§ What to produce: Transcribe everything in the data word for word. Pictures are left out.

-- -- --

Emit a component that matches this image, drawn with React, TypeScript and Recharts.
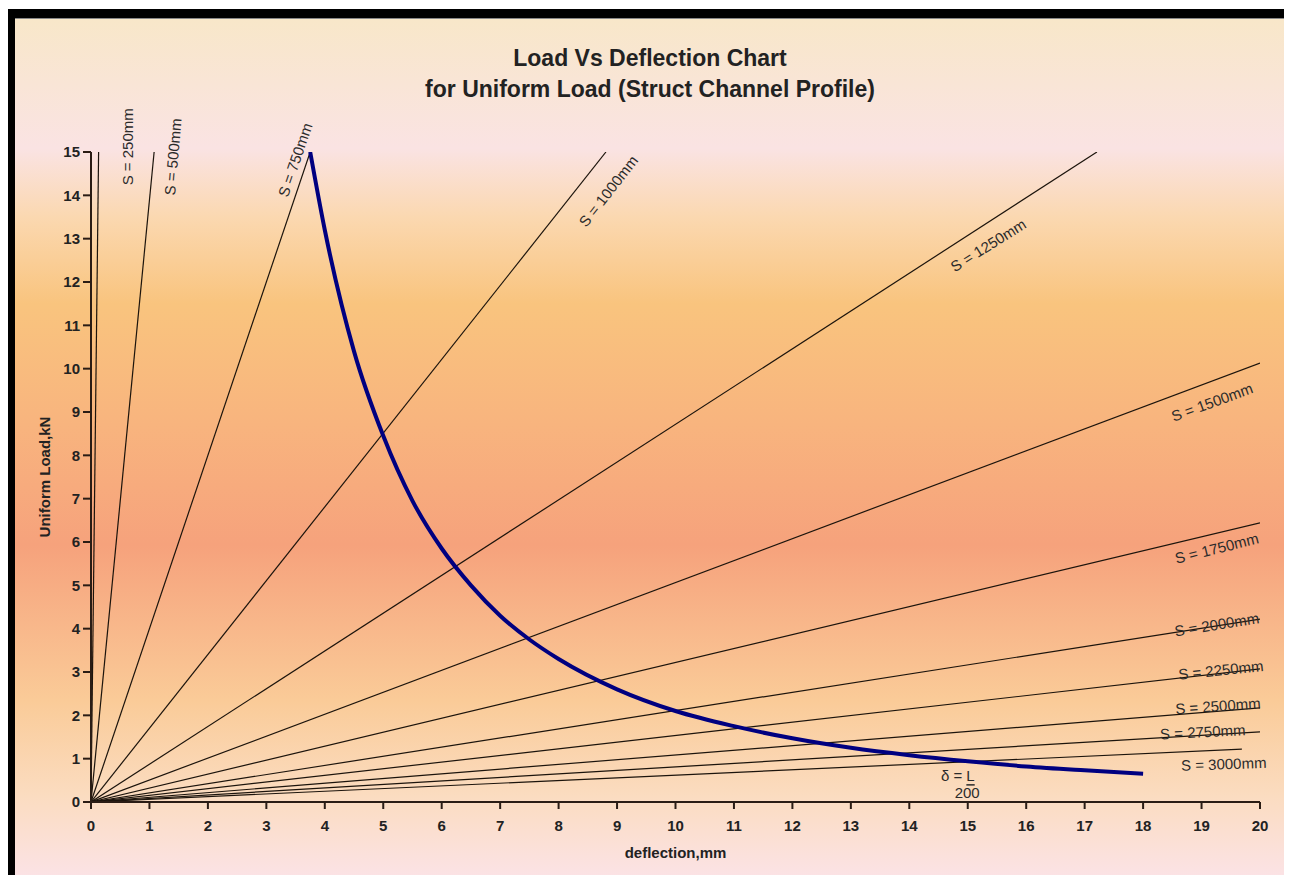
import { LineChart, Line, XAxis, YAxis, ReferenceDot } from 'recharts'

// deflection (mm) axis ticks and load (kN) axis ticks
const xTicks = [0, 1, 2, 3, 4, 5, 6, 7, 8, 9, 10, 11, 12, 13, 14, 15, 16, 17, 18, 19, 20]
const yTicks = [0, 1, 2, 3, 4, 5, 6, 7, 8, 9, 10, 11, 12, 13, 14, 15]

// span lines: each runs from the origin to its end point
const spans = ['S = 250mm', 'S = 500mm', 'S = 750mm', 'S = 1000mm', 'S = 1250mm', 'S = 1500mm', 'S = 1750mm', 'S = 2000mm', 'S = 2250mm', 'S = 2500mm', 'S = 2750mm', 'S = 3000mm']
const spanEndDeflection = [0.13, 1.08, 3.75, 8.81, 17.21, 20, 20, 20, 20, 20, 20, 19.69]
const spanEndLoad = [15, 15, 15, 15, 15, 10.13, 6.44, 4.22, 3.07, 2.17, 1.62, 1.22]

// limit curve delta = L/200
const limitDeflection = [3.75, 4, 4.5, 5, 5.5, 6, 6.5, 7, 7.5, 8, 9, 10, 11, 12, 13, 14, 15, 16, 17, 18]
const limitLoad = [15, 13.2, 10.4, 8.45, 6.95, 5.85, 5.0, 4.3, 3.75, 3.3, 2.6, 2.1, 1.75, 1.47, 1.25, 1.08, 0.94, 0.82, 0.73, 0.65]

// where each span label sits (data units) and its tilt
const labelX = [0.63, 1.4, 3.49, 8.85, 15.35, 19.18, 19.26, 19.26, 19.33, 19.28, 19.02, 19.38]
const labelY = [15.12, 14.89, 14.82, 14.1, 12.85, 9.23, 5.86, 4.1, 3.05, 2.22, 1.62, 0.88]
const labelAngle = [-90, -85, -71, -52, -32, -20, -14, -9, -6, -4, -3, -2]

const spanData = spans.map((name, i) => [
  { x: 0, y: 0 },
  { x: spanEndDeflection[i], y: spanEndLoad[i] },
])
const limitData = limitDeflection.map((x, i) => ({ x, y: limitLoad[i] }))

const FONT = "'Liberation Sans', Arial, Helvetica, sans-serif"
const AXIS = '#2a1c14'
const tickStyle = { fontSize: 15, fontWeight: 700, fill: '#222', fontFamily: FONT }
const axisTitle = { fontSize: 15, fontWeight: 700, fill: '#222', fontFamily: FONT }

const textShape = (text: string, angle: number) => (p: any) => (
  <text
    x={p.cx}
    y={p.cy}
    textAnchor="middle"
    dominantBaseline="central"
    transform={`rotate(${angle} ${p.cx} ${p.cy})`}
    fontSize={15}
    fontFamily={FONT}
    fill="#2b2b2b"
  >
    {text}
  </text>
)

// "δ = L" with only the L underlined (fraction bar over 200)
const deltaShape = (p: any) => (
  <text x={p.cx} y={p.cy} textAnchor="middle" dominantBaseline="central" fontSize={15} fontFamily={FONT} fill="#2b2b2b">
    <tspan>δ = </tspan>
    <tspan textDecoration="underline" style={{ textDecoration: 'underline' }}>L</tspan>
  </text>
)

export default function App() {
  return (
    <div style={{ position: 'relative', width: 1292, height: 883, margin: -8, background: '#fff', overflow: 'hidden' }}>
      <div style={{ position: 'absolute', left: 3, top: 6, width: 1300, height: 900, border: '1px solid #000' }} />
      <div style={{ position: 'absolute', left: 7, top: 9, width: 1300, height: 900, background: '#000' }} />
      <div
        style={{
          position: 'absolute',
          left: 15,
          top: 18,
          width: 1271,
          height: 863,
          borderTop: '1px solid #888',
          background:
            'linear-gradient(to bottom, #f8e7c9 0%, #fae3e3 15%, #fbd8b0 23%, #f9c47e 33%, #f8b47e 47%, #f6a27c 61%, #facb98 79%, #fbdcc0 90%, #fbe3e8 100%)',
        }}
      />
      <div
        style={{
          position: 'absolute',
          left: 0,
          width: 1292,
          top: 43,
          textAlign: 'center',
          fontFamily: FONT,
          fontWeight: 700,
          fontSize: 23,
          lineHeight: '31px',
          color: '#222',
        }}
      >
        <div style={{ transform: 'translateX(4px)' }}>Load Vs Deflection Chart</div>
        <div style={{ transform: 'translateX(4px)' }}>for Uniform Load (Struct Channel Profile)</div>
      </div>
      <div style={{ position: 'absolute', left: 0, top: 0 }}>
        <LineChart width={1292} height={883} margin={{ top: 152, right: 32, left: 30, bottom: 21 }}>
          <XAxis
            type="number"
            dataKey="x"
            domain={[0, 20]}
            ticks={xTicks}
            interval={0}
            allowDataOverflow
            height={60}
            tickSize={7}
            tickMargin={11}
            tick={tickStyle}
            axisLine={{ stroke: AXIS, strokeWidth: 2 }}
            tickLine={{ stroke: AXIS, strokeWidth: 2 }}
            label={{ value: 'deflection,mm', position: 'insideBottom', offset: 4, style: axisTitle }}
          />
          <YAxis
            type="number"
            dataKey="y"
            domain={[0, 15]}
            ticks={yTicks}
            interval={0}
            allowDataOverflow
            width={61}
            tickSize={8}
            tickMargin={3}
            tick={tickStyle}
            axisLine={{ stroke: AXIS, strokeWidth: 2 }}
            tickLine={{ stroke: AXIS, strokeWidth: 2 }}
            label={{ value: 'Uniform Load,kN', angle: -90, position: 'insideLeft', offset: 15, style: { ...axisTitle, textAnchor: 'middle' } }}
          />
          {spanData.map((d, i) => (
            <Line
              key={spans[i]}
              data={d}
              dataKey="y"
              type="linear"
              stroke="#1c140c"
              strokeWidth={1.2}
              dot={false}
              activeDot={false}
              isAnimationActive={false}
            />
          ))}
          <Line
            data={limitData}
            dataKey="y"
            type="monotone"
            stroke="#000080"
            strokeWidth={4}
            dot={false}
            activeDot={false}
            isAnimationActive={false}
          />
          {spans.map((s, i) => (
            <ReferenceDot key={'lbl' + s} x={labelX[i]} y={labelY[i]} r={0} ifOverflow="visible" shape={textShape(s, labelAngle[i])} />
          ))}
          <ReferenceDot x={14.83} y={0.62} r={0} ifOverflow="visible" shape={deltaShape} />
          <ReferenceDot x={14.99} y={0.21} r={0} ifOverflow="visible" shape={textShape('200', 0)} />
        </LineChart>
      </div>
    </div>
  )
}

-- -- --

§ Expected output:
Emit a component that matches this image, drawn with React, TypeScript and Recharts.
import { LineChart, Line, XAxis, YAxis, ReferenceDot } from 'recharts'

// deflection (mm) axis ticks and load (kN) axis ticks
const xTicks = [0, 1, 2, 3, 4, 5, 6, 7, 8, 9, 10, 11, 12, 13, 14, 15, 16, 17, 18, 19, 20]
const yTicks = [0, 1, 2, 3, 4, 5, 6, 7, 8, 9, 10, 11, 12, 13, 14, 15]

// span lines: each runs from the origin to its end point
const spans = ['S = 250mm', 'S = 500mm', 'S = 750mm', 'S = 1000mm', 'S = 1250mm', 'S = 1500mm', 'S = 1750mm', 'S = 2000mm', 'S = 2250mm', 'S = 2500mm', 'S = 2750mm', 'S = 3000mm']
const spanEndDeflection = [0.13, 1.08, 3.75, 8.81, 17.21, 20, 20, 20, 20, 20, 20, 19.69]
const spanEndLoad = [15, 15, 15, 15, 15, 10.13, 6.44, 4.22, 3.07, 2.17, 1.62, 1.22]

// limit curve delta = L/200
const limitDeflection = [3.75, 4, 4.5, 5, 5.5, 6, 6.5, 7, 7.5, 8, 9, 10, 11, 12, 13, 14, 15, 16, 17, 18]
const limitLoad = [15, 13.2, 10.4, 8.45, 6.95, 5.85, 5.0, 4.3, 3.75, 3.3, 2.6, 2.1, 1.75, 1.47, 1.25, 1.08, 0.94, 0.82, 0.73, 0.65]

// where each span label sits (data units) and its tilt
const labelX = [0.63, 1.4, 3.49, 8.85, 15.35, 19.18, 19.26, 19.26, 19.33, 19.28, 19.02, 19.38]
const labelY = [15.12, 14.89, 14.82, 14.1, 12.85, 9.23, 5.86, 4.1, 3.05, 2.22, 1.62, 0.88]
const labelAngle = [-90, -85, -71, -52, -32, -20, -14, -9, -6, -4, -3, -2]

const spanData = spans.map((name, i) => [
  { x: 0, y: 0 },
  { x: spanEndDeflection[i], y: spanEndLoad[i] },
])
const limitData = limitDeflection.map((x, i) => ({ x, y: limitLoad[i] }))

const FONT = "'Liberation Sans', Arial, Helvetica, sans-serif"
const AXIS = '#2a1c14'
const tickStyle = { fontSize: 15, fontWeight: 700, fill: '#222', fontFamily: FONT }
const axisTitle = { fontSize: 15, fontWeight: 700, fill: '#222', fontFamily: FONT }

const textShape = (text: string, angle: number) => (p: any) => (
  <text
    x={p.cx}
    y={p.cy}
    textAnchor="middle"
    dominantBaseline="central"
    transform={`rotate(${angle} ${p.cx} ${p.cy})`}
    fontSize={15}
    fontFamily={FONT}
    fill="#2b2b2b"
  >
    {text}
  </text>
)

// "δ = L" with only the L underlined (fraction bar over 200)
const deltaShape = (p: any) => (
  <text x={p.cx} y={p.cy} textAnchor="middle" dominantBaseline="central" fontSize={15} fontFamily={FONT} fill="#2b2b2b">
    <tspan>δ = </tspan>
    <tspan textDecoration="underline" style={{ textDecoration: 'underline' }}>L</tspan>
  </text>
)

export default function App() {
  return (
    <div style={{ position: 'relative', width: 1292, height: 883, margin: -8, background: '#fff', overflow: 'hidden' }}>
      <div style={{ position: 'absolute', left: 3, top: 6, width: 1300, height: 900, border: '1px solid #000' }} />
      <div style={{ position: 'absolute', left: 7, top: 9, width: 1300, height: 900, background: '#000' }} />
      <div
        style={{
          position: 'absolute',
          left: 15,
          top: 18,
          width: 1271,
          height: 863,
          borderTop: '1px solid #888',
          background:
            'linear-gradient(to bottom, #f8e7c9 0%, #fae3e3 15%, #fbd8b0 23%, #f9c47e 33%, #f8b47e 47%, #f6a27c 61%, #facb98 79%, #fbdcc0 90%, #fbe3e8 100%)',
        }}
      />
      <div
        style={{
          position: 'absolute',
          left: 0,
          width: 1292,
          top: 43,
          textAlign: 'center',
          fontFamily: FONT,
          fontWeight: 700,
          fontSize: 23,
          lineHeight: '31px',
          color: '#222',
        }}
      >
        <div style={{ transform: 'translateX(4px)' }}>Load Vs Deflection Chart</div>
        <div style={{ transform: 'translateX(4px)' }}>for Uniform Load (Struct Channel Profile)</div>
      </div>
      <div style={{ position: 'absolute', left: 0, top: 0 }}>
        <LineChart width={1292} height={883} margin={{ top: 152, right: 32, left: 30, bottom: 21 }}>
          <XAxis
            type="number"
            dataKey="x"
            domain={[0, 20]}
            ticks={xTicks}
            interval={0}
            allowDataOverflow
            height={60}
            tickSize={7}
            tickMargin={11}
            tick={tickStyle}
            axisLine={{ stroke: AXIS, strokeWidth: 2 }}
            tickLine={{ stroke: AXIS, strokeWidth: 2 }}
            label={{ value: 'deflection,mm', position: 'insideBottom', offset: 4, style: axisTitle }}
          />
          <YAxis
            type="number"
            dataKey="y"
            domain={[0, 15]}
            ticks={yTicks}
            interval={0}
            allowDataOverflow
            width={61}
            tickSize={8}
            tickMargin={3}
            tick={tickStyle}
            axisLine={{ stroke: AXIS, strokeWidth: 2 }}
            tickLine={{ stroke: AXIS, strokeWidth: 2 }}
            label={{ value: 'Uniform Load,kN', angle: -90, position: 'insideLeft', offset: 15, style: { ...axisTitle, textAnchor: 'middle' } }}
          />
          {spanData.map((d, i) => (
            <Line
              key={spans[i]}
              data={d}
              dataKey="y"
              type="linear"
              stroke="#1c140c"
              strokeWidth={1.2}
              dot={false}
              activeDot={false}
              isAnimationActive={false}
            />
          ))}
          <Line
            data={limitData}
            dataKey="y"
            type="monotone"
            stroke="#000080"
            strokeWidth={4}
            dot={false}
            activeDot={false}
            isAnimationActive={false}
          />
          {spans.map((s, i) => (
            <ReferenceDot key={'lbl' + s} x={labelX[i]} y={labelY[i]} r={0} ifOverflow="visible" shape={textShape(s, labelAngle[i])} />
          ))}
          <ReferenceDot x={14.83} y={0.62} r={0} ifOverflow="visible" shape={deltaShape} />
          <ReferenceDot x={14.99} y={0.21} r={0} ifOverflow="visible" shape={textShape('200', 0)} />
        </LineChart>
      </div>
    </div>
  )
}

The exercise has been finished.